Par contre d’autres pays européens à faible tradition antisémite, comme la Grande Bretagne, Scandinavie, République tchèque, Italie, Espagne, Pays-Bas, les partis politiques d’extrême droite qui s’y développent ne portent pas de rhétorique anti-juive.

L’Allemagne est un cas particulier en raison de son histoire. On y constate néanmoins, depuis peu un ébrèchement, une fragilisation des effets de l’éducation contre le nazisme et l’antisémitisme qui se manifeste par une radicalisation significative des forces politiques de droite. Le relativisme du génocide se développe sur le thème que c’est le peuple allemand qui a souffert de la Seconde Guerre mondiale, et pas les juifs, et que ceux-ci sont moins victimes que ne le sont les Palestiniens.

J’évoquerai enfin les formes de judéophobie véhiculées par l’Extrême-droite traditionnelle : celle-ci se recrute toujours chez les catholiques intégristes ou ultra-conservateurs, et dans certains pays européens parmi les Eglises orthodoxes.
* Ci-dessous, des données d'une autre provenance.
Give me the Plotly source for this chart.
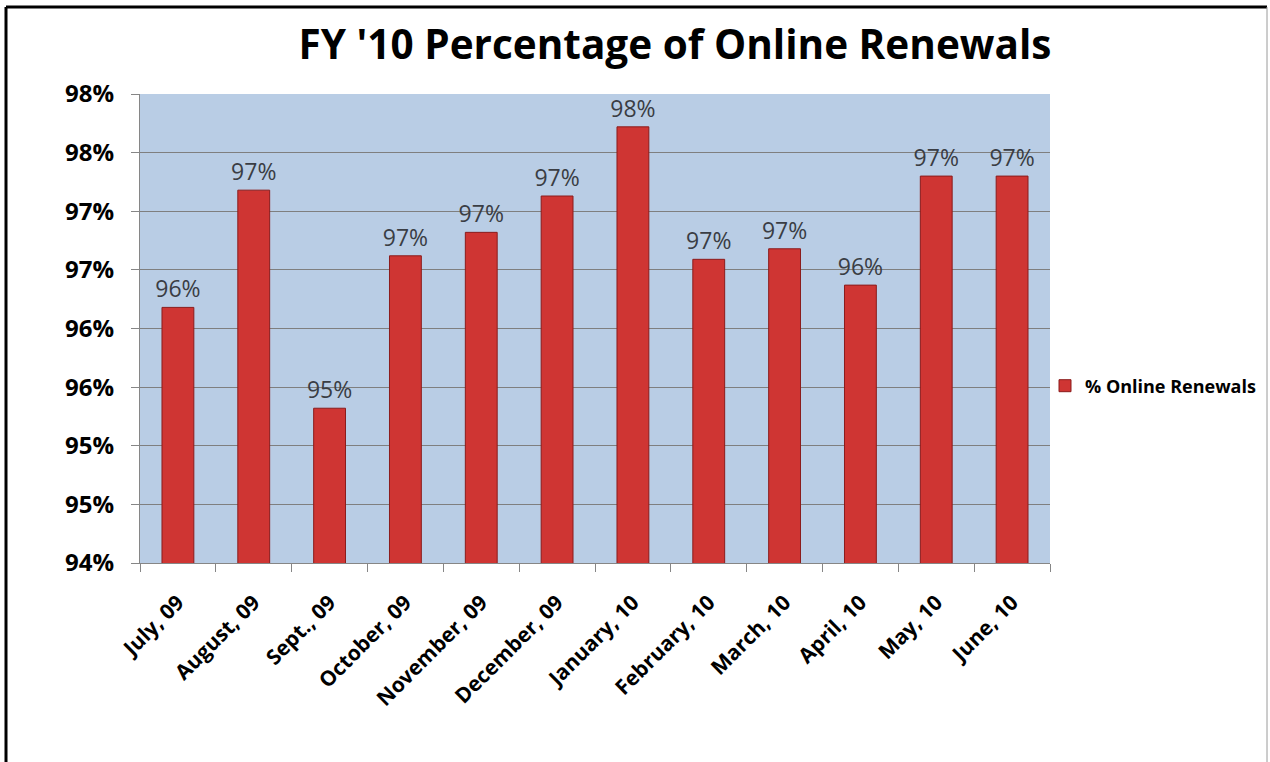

Sa caractéristique actuelle est d’avoir fait jonction avec l’Extrême-Gauche « national-socialiste ».

On peut également citer des formes d’antisémitisme archaïques, comme par exemple en Hongrie où il a un peu plus d’un an, un appel était lancé lors d’une séance au Parlement afin de recenser les juifs qui représenteraient « une menace pour la sécurité nationale », ravivant ainsi le terrible souvenir des politiques nazies. Ou encore en Roumanie, où en décembre dernier, une chaine de télévision publique avait diffusé un chant de Noel aux paroles antisémites.

On constate également sur l’ensemble des pays européens que les véhicules de l’antisémitisme se diversifient, allant des écrits, des invectives sur la voie publique aux manifestations publiques comme les rencontres sportives, en passant par l’utilisation de l’Internet et des réseaux sociaux, ou de représentations théâtrales, comme dans le cas, en France de Dieudonné M’bala M’Bala.

Il faut souligner que l’antisémitisme est indissociable des autres formes de racisme et de xénophobie, bien que spécifique dans ses origines et ses manifestations. La lutte contre ces phénomènes racistes attentatoires aux valeurs des Droits de l’homme et à la démocratie nécessite non seulement une forte réaction des pouvoirs publics, et des familles politiques démocratiques, mais aussi, et peut-être surtout de l’ensemble des citoyens européens, des opinions publiques qui doivent, avec fermeté, rejeter ce poison qui risque d’être fatal à nos sociétés.